In the talk, I will review how the technology works and what levels of performance are now possible. Then we will be concerned with the delivery of such technology, so that language separation will truly fade naturally into the background. Finally, we will discuss ongoing research on the problems of portability and scaling, when we attempt to build cross-lingual communication tools for many languages and topics more effectively and inexpensively at acceptable cost. We will report results and experiences from the laboratory, from field trials and deployments.

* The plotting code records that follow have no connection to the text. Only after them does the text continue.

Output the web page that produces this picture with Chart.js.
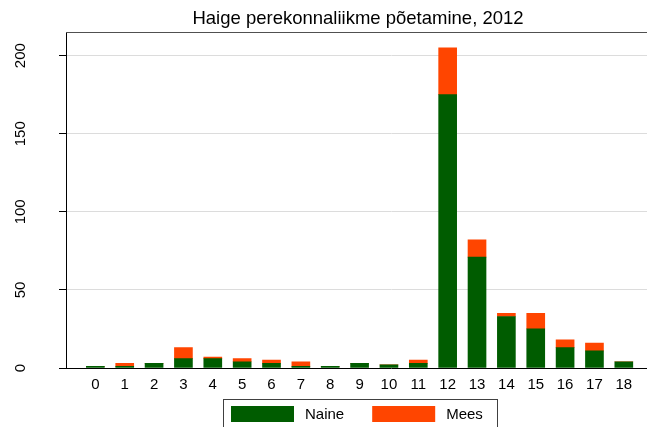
<!DOCTYPE html>
<html><head><meta charset="utf-8">
<script src="https://cdn.jsdelivr.net/npm/chart.js@4.4.0/dist/chart.umd.min.js"></script>
<style>html,body{margin:0;padding:0;overflow:hidden;background:#fff;width:647px;height:427px}
canvas{display:block}</style></head>
<body><canvas id="c" width="716" height="427" style="width:716px;height:427px"></canvas>
<script>
const titleText = 'Haige perekonnaliikme põetamine, 2012';
const categories = [0,1,2,3,4,5,6,7,8,9,10,11,12,13,14,15,16,17,18];
const naine = [1,1,3,6,6,4,3,1,1,3,2,3,175,71,33,25,13,11,4];
const mees  = [0,2,0,7,1,2,2,3,0,0,0,2,30,11,2,10,5,5,0];
const yTicks = [0,50,100,150,200];
const seriesNames = ['Naine','Mees'];
const seriesColors = ['#005c00','#ff4500'];

const FONT = '"Liberation Sans", Arial, sans-serif';

const decor = {
  id: 'decor',
  afterDraw(chart) {
    const {ctx, chartArea: a, scales: {y}} = chart;
    ctx.save();
    // top frame line of plot region
    ctx.strokeStyle = '#505050'; ctx.lineWidth = 1;
    ctx.beginPath(); ctx.moveTo(a.left, Math.round(a.top) + 0.5); ctx.lineTo(a.right, Math.round(a.top) + 0.5); ctx.stroke();
    // rotated y tick labels
    ctx.fillStyle = '#000'; ctx.font = '15px ' + FONT;
    ctx.textAlign = 'center'; ctx.textBaseline = 'alphabetic';
    yTicks.forEach(v => {
      const py = y.getPixelForValue(v);
      ctx.save(); ctx.translate(a.left - 41, py); ctx.rotate(-Math.PI / 2);
      ctx.fillText(String(v), 0, 0); ctx.restore();
    });
    // legend
    const top = Math.round(a.bottom) + 31;
    const w1 = ctx.measureText(seriesNames[0]).width, w2 = ctx.measureText(seriesNames[1]).width;
    const sw = 63, gapT = 11, gapI = 28, padL = 8, padR = 14;
    const total = padL + sw + gapT + w1 + gapI + sw + gapT + w2 + padR;
    const x0 = Math.round(chart.width / 2 - total / 2 + 1.5);
    ctx.strokeStyle = '#404040';
    ctx.strokeRect(x0 + 0.5, top + 0.5, Math.round(total), 100);
    ctx.textAlign = 'left'; ctx.textBaseline = 'middle';
    let x = x0 + padL;
    [w1, w2].forEach((w, i) => {
      ctx.fillStyle = seriesColors[i];
      ctx.fillRect(x, top + 7, sw, 16);
      x += sw + gapT;
      ctx.fillStyle = '#000';
      ctx.fillText(seriesNames[i], x, top + 15.5);
      x += w + gapI;
    });
    ctx.restore();
  }
};

new Chart(document.getElementById('c'), {
  type: 'bar',
  data: {
    datasets: [
      { label: seriesNames[0], data: categories.map((c, i) => ({x: c, y: naine[i]})), backgroundColor: seriesColors[0], barThickness: 18 },
      { label: seriesNames[1], data: categories.map((c, i) => ({x: c, y: mees[i]})), backgroundColor: seriesColors[1], barThickness: 18 }
    ]
  },
  options: {
    responsive: false,
    animation: false,
    layout: { padding: { left: 0, right: 0, top: 0, bottom: 33 } },
    plugins: {
      legend: { display: false },
      tooltip: { enabled: false },
      title: { display: true, text: titleText, color: '#000', font: { family: FONT, size: 18.5, weight: 'normal' }, padding: { top: 8, bottom: 2 } }
    },
    scales: {
      x: {
        type: 'linear', stacked: true, min: -1, max: 21.14, bounds: 'data', offset: false,
        afterBuildTicks: ax => { ax.ticks = categories.map(v => ({value: v})); },
        grid: { display: false },
        border: { display: true, color: '#000', width: 1 },
        ticks: { color: '#000', font: { family: FONT, size: 15 }, padding: 0, maxRotation: 0, autoSkip: false, callback: v => String(v) }
      },
      y: {
        stacked: true, min: 0, max: 215, bounds: 'data',
        afterBuildTicks: ax => { ax.ticks = yTicks.map(v => ({value: v})); },
        afterFit: ax => { ax.width = 66; },
        grid: { color: c => c.tick && c.tick.value === 0 ? 'rgba(0,0,0,0)' : '#dcdcdc', lineWidth: 1, drawTicks: true, tickLength: 7, tickColor: '#000' },
        border: { display: true, color: '#000', width: 1 },
        ticks: { display: false }
      }
    }
  },
  plugins: [decor]
});
</script></body></html>
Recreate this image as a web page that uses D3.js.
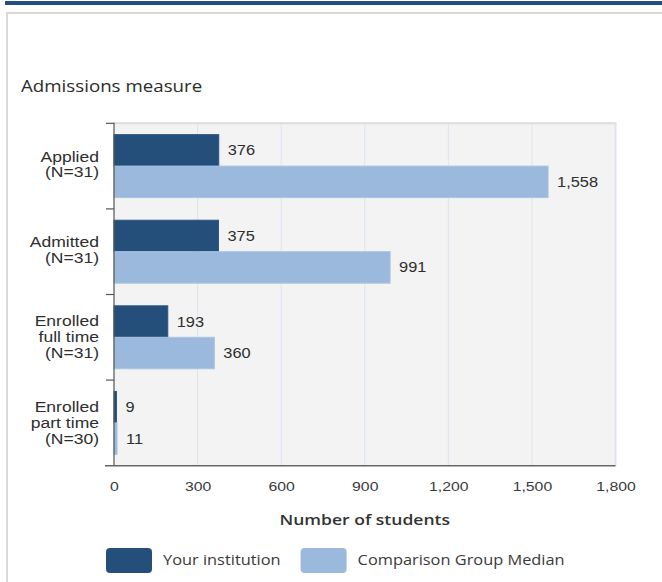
<!DOCTYPE html>
<html>
<head>
<meta charset="utf-8">
<script src="https://cdn.jsdelivr.net/npm/d3@7"></script>
<style>
  html, body { margin: 0; padding: 0; background: #fff; }
  svg { display: block; }
</style>
</head>
<body>
<svg id="chart" width="662" height="582"></svg>
<script>
// ---- data ----
const categories = ["Applied", "Admitted", "Enrolled full time", "Enrolled part time"];
const categoryLabelLines = [
  ["Applied", "(N=31)"],
  ["Admitted", "(N=31)"],
  ["Enrolled", "full time", "(N=31)"],
  ["Enrolled", "part time", "(N=30)"]
];
const seriesNames = ["Your institution", "Comparison Group Median"];
const yourInstitution = [376, 375, 193, 9];
const comparisonMedian = [1558, 991, 360, 11];
const xTicks = [0, 300, 600, 900, 1200, 1500, 1800];
const chartTitle = "Admissions measure";
const xAxisTitle = "Number of students";

// ---- style ----
const SX = 1.17; // horizontal text stretch seen in the reference
const colors = ["#254f7b", "#9ab9dd"];
const W = 662, H = 582;
const plot = { left: 114, right: 615.5, top: 123.3, bottom: 465.7 };
const armFont = "'Liberation Sans', Arial, sans-serif";
const uiFont = "'Open Sans', 'Noto Sans', sans-serif";

const svg = d3.select("#chart");

function place(sel, x, y) {
  return sel.attr("transform", `translate(${x},${y}) scale(${SX},1)`);
}

// top banner bar & outer frame
svg.append("rect").attr("x", 5).attr("y", 1).attr("width", W - 5).attr("height", 4).attr("fill", "#244f7c");
svg.append("rect").attr("x", 7).attr("y", 13).attr("width", W + 20).attr("height", H + 20)
  .attr("fill", "none").attr("stroke", "#d9d9d9").attr("stroke-width", 2);

// chart title
place(svg.append("text"), 21, 92)
  .attr("font-family", uiFont).attr("font-size", 16).attr("font-weight", 500).attr("fill", "#2b2b2b")
  .text(chartTitle);

// scales
const x = d3.scaleLinear().domain([0, 1800]).range([plot.left, plot.right]);
const y = d3.scaleBand().domain(categories).range([plot.top, plot.bottom]).padding(0);
const ys = d3.scaleBand().domain(seriesNames).range([0, y.bandwidth()]).paddingInner(0).paddingOuter(0.36);

// plot background
svg.append("rect").attr("x", plot.left).attr("y", plot.top)
  .attr("width", plot.right - plot.left).attr("height", plot.bottom - plot.top)
  .attr("fill", "#f3f3f3");

// gridlines
svg.append("g").selectAll("line").data(xTicks.filter(d => d > 0 && d < 1800)).join("line")
  .attr("x1", d => x(d)).attr("x2", d => x(d))
  .attr("y1", plot.top).attr("y2", plot.bottom)
  .attr("stroke", "#dde4f0").attr("stroke-width", 1);

// plot top & right border
svg.append("line").attr("x1", plot.left).attr("x2", plot.right + 1)
  .attr("y1", plot.top).attr("y2", plot.top).attr("stroke", "#dcdcdc").attr("stroke-width", 2);
svg.append("line").attr("x1", x(1800)).attr("x2", x(1800))
  .attr("y1", plot.top).attr("y2", plot.bottom).attr("stroke", "#dfe3ea").attr("stroke-width", 2);

// bars
const seriesData = [yourInstitution, comparisonMedian];
seriesNames.forEach((s, si) => {
  const g = svg.append("g");
  g.selectAll("rect").data(categories).join("rect")
    .attr("x", x(0))
    .attr("y", c => y(c) + ys(s))
    .attr("width", (c, i) => x(seriesData[si][i]) - x(0))
    .attr("height", ys.bandwidth())
    .attr("fill", colors[si])
    .attr("stroke", si === 0 ? "#2a5683" : "#a9c4e4")
    .attr("stroke-width", 1);
  // value labels
  g.selectAll("text").data(categories).join("text")
    .each(function (c, i) {
      place(d3.select(this), x(seriesData[si][i]) + 9, y(c) + ys(s) + ys.bandwidth() / 2 + 5);
    })
    .attr("font-family", armFont).attr("font-size", 14).attr("fill", "#2e2e2e")
    .text((c, i) => d3.format(",")(seriesData[si][i]));
});

// y axis line & ticks
svg.append("line").attr("x1", plot.left).attr("x2", plot.left)
  .attr("y1", plot.top - 0.5).attr("y2", plot.bottom).attr("stroke", "#555").attr("stroke-width", 1.2);
const boundaries = categories.map(c => y(c));
svg.append("g").selectAll("line").data(boundaries).join("line")
  .attr("x1", plot.left - 8).attr("x2", plot.left)
  .attr("y1", d => d).attr("y2", d => d)
  .attr("stroke", "#555").attr("stroke-width", 1.2);

// x axis line
svg.append("line").attr("x1", plot.left - 9).attr("x2", plot.right)
  .attr("y1", plot.bottom).attr("y2", plot.bottom).attr("stroke", "#666").attr("stroke-width", 1.5);

// category labels
const catG = svg.append("g");
categories.forEach((c, i) => {
  const lines = categoryLabelLines[i];
  const lh = lines.length === 3 ? 16 : 15.5;
  const cy = y(c) + y.bandwidth() / 2 - (lines.length === 3 ? 0 : 1.5);
  lines.forEach((t, li) => {
    const ly = cy + (li - (lines.length - 1) / 2) * lh + 5;
    place(catG.append("text"), 99, ly)
      .attr("text-anchor", "end")
      .attr("font-family", armFont).attr("font-size", 15).attr("fill", "#2e2e2e")
      .text(t);
  });
});

// x axis tick labels
const xAxis = d3.axisBottom(x).tickValues(xTicks).tickSize(0).tickPadding(16).tickFormat(d3.format(","));
const xg = svg.append("g").attr("transform", `translate(0,${plot.bottom})`).call(xAxis);
xg.select(".domain").remove();
xg.selectAll("text")
  .attr("font-family", armFont).attr("font-size", 13.5).attr("fill", "#3a3a3a")
  .attr("transform", `scale(${SX},1)`)
  .attr("x", 0);

// x axis title
place(svg.append("text"), (plot.left + plot.right) / 2, 525)
  .attr("text-anchor", "middle")
  .attr("font-family", uiFont).attr("font-size", 15).attr("font-weight", 600).attr("fill", "#333")
  .text(xAxisTitle);

// legend
let lx = 106;
const lg = svg.append("g");
seriesNames.forEach((s, si) => {
  lg.append("rect").attr("x", lx).attr("y", 548).attr("width", 46).attr("height", 25)
    .attr("rx", 4).attr("fill", colors[si]);
  const t = place(lg.append("text"), lx + 57, 565)
    .attr("font-family", uiFont).attr("font-size", 14).attr("fill", "#3a3a3a")
    .text(s);
  const w = t.node().getComputedTextLength() * SX;
  lx = lx + 57 + w + 20;
});
</script>
</body>
</html>
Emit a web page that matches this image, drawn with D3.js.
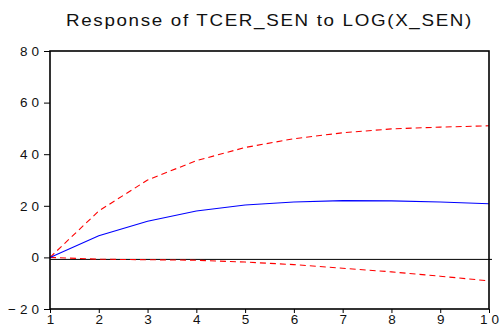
<!DOCTYPE html>
<html>
<head>
<meta charset="utf-8">
<script src="https://cdn.jsdelivr.net/npm/d3@7.9.0/dist/d3.min.js"></script>
<style>
  body { margin: 0; background: #fff; }
  svg text { font-family: "Liberation Sans", Arial, sans-serif; fill: #111; }
</style>
</head>
<body>
<svg id="chart" width="502" height="334"></svg>
<script>
// impulse response data
const periods = [1, 2, 3, 4, 5, 6, 7, 8, 9, 10];
const response = [0, 8.4, 14.0, 18.0, 20.3, 21.5, 22.0, 21.9, 21.5, 20.8];
const upperBand = [0, 18.0, 30.0, 37.5, 42.6, 46.0, 48.3, 49.8, 50.5, 51.0];
const lowerBand = [0, -0.7, -0.9, -1.1, -1.8, -2.8, -4.2, -5.6, -7.3, -9.1];
const yTicks = [-20, 0, 20, 40, 60, 80];
const title = 'Response of TCER_SEN to LOG(X_SEN)';

const svg = d3.select('#chart');
const margin = { left: 50, right: 13, top: 51, bottom: 25 };
const W = 502, H = 334;
const spacing = 4;

const x = d3.scaleLinear().domain([1, 10]).range([margin.left, W - margin.right]);
const y = d3.scaleLinear().domain([-20, 80]).range([H - margin.bottom, margin.top]);

// title
svg.append('text')
  .attr('x', 66)
  .attr('y', 26)
  .style('font-size', '17px')
  .style('letter-spacing', '1.5px')
  .attr('textLength', 407)
  .attr('lengthAdjust', 'spacingAndGlyphs')
  .text(title);

// zero line
svg.append('line')
  .attr('x1', x(1)).attr('x2', x(10) + 3)
  .attr('y1', y(0) + 2).attr('y2', y(0) + 2)
  .attr('stroke', '#000').attr('stroke-width', 1);

const line = d3.line().x((d, i) => x(periods[i])).y(d => y(d));

// confidence bands
[upperBand, lowerBand].forEach(band => {
  svg.append('path')
    .datum(band)
    .attr('d', line)
    .attr('fill', 'none')
    .attr('stroke', '#ff0000')
    .attr('stroke-width', 1.1)
    .attr('stroke-dasharray', '6,4');
});

// response
svg.append('path')
  .datum(response)
  .attr('d', line)
  .attr('fill', 'none')
  .attr('stroke', '#0000ff')
  .attr('stroke-width', 1.1);

// frame
svg.append('rect')
  .attr('x', x(1)).attr('y', y(80))
  .attr('width', x(10) - x(1)).attr('height', y(-20) - y(80))
  .attr('fill', 'none').attr('stroke', '#000').attr('stroke-width', 1.6);

// y axis
const yAxis = svg.append('g')
  .attr('transform', `translate(${x(1)},0)`)
  .call(d3.axisLeft(y).tickValues(yTicks).tickSize(6).tickPadding(0).tickFormat(d3.format('d')));
yAxis.select('.domain').remove();
yAxis.selectAll('text')
  .style('font-size', '13.5px')
  .style('letter-spacing', spacing + 'px')
  .attr('dx', spacing - 5)
  .attr('fill', '#111');

// x axis
const xAxis = svg.append('g')
  .attr('transform', `translate(0,${y(-20)})`)
  .call(d3.axisBottom(x).tickValues(periods).tickSize(4).tickPadding(1).tickFormat(d3.format('d')));
xAxis.select('.domain').remove();
xAxis.selectAll('text')
  .style('font-size', '13.5px')
  .style('letter-spacing', spacing + 'px')
  .attr('dx', spacing / 2)
  .attr('fill', '#111');
</script>
</body>
</html>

Biography: Dr. Alexander Waibel is a Professor of Computer Science at Carnegie Mellon University, Pittsburgh and at the Karlsruhe Institute of Technology, Germany. He is the director of the International Center for Advanced Communication Technologies (interACT). The Center works in a network with eight of the world's top research institutions. The Center's mission is to develop multimodal and multilingual human communication technologies that improve human-human and human-machine communication. Prof. Waibel's team developed and demonstrated the first speech translation systems in Europe&USA (1990/1991 (ICASSP'91)), the world's first simultaneous lecture translation system (2005), and Jibbigo, the world's first commercial speech translator on a phone (2009). Dr. Waibel founded and served as chairmen of C-STAR, the Consortium for Speech Translation Advanced Research in 1991. Since then he directed and coordinated many research programs in speech, translation, multimodal interfaces and machine learning in the US, Europe and Asia. He served as director of EU-Bridge 2012-2015, a large scale European multi-site Integrated Project initiative aimed at developing speech translation services for Europe. He also served as co-director of IMMI, a joint venture between KIT, CNRS & RWTH and as principal investigator of several US and European research programs on machine learning, speech translation and multimodal interfaces. Dr. Waibel received many awards for pioneering work on multilingual speech communication and translation technology. He published extensively (>700 publications, >21,000 citations, h-index 75) in the field, and received/filed numerous patents. During his career, Dr. Waibel founded and built 10 successful companies. The latest, Jibbigo, built and distributed the world's first speech-translator on a smart phone. It was acquired by Facebook in 2013 and Dr. Waibel served as founding director of the Facebook Language Technology Group 2013-14. Since 2007, Dr. Waibel and his team also deployed speech translation technologies for healthcare providers in humanitarian and disaster relief missions. Since 2012, his team also deployed the first simultaneous interpretation service for lectures at Universities and interpretation tools at the European Parliament. Dr. Waibel received his BS, MS and PhD degrees at MIT and CMU, respectively.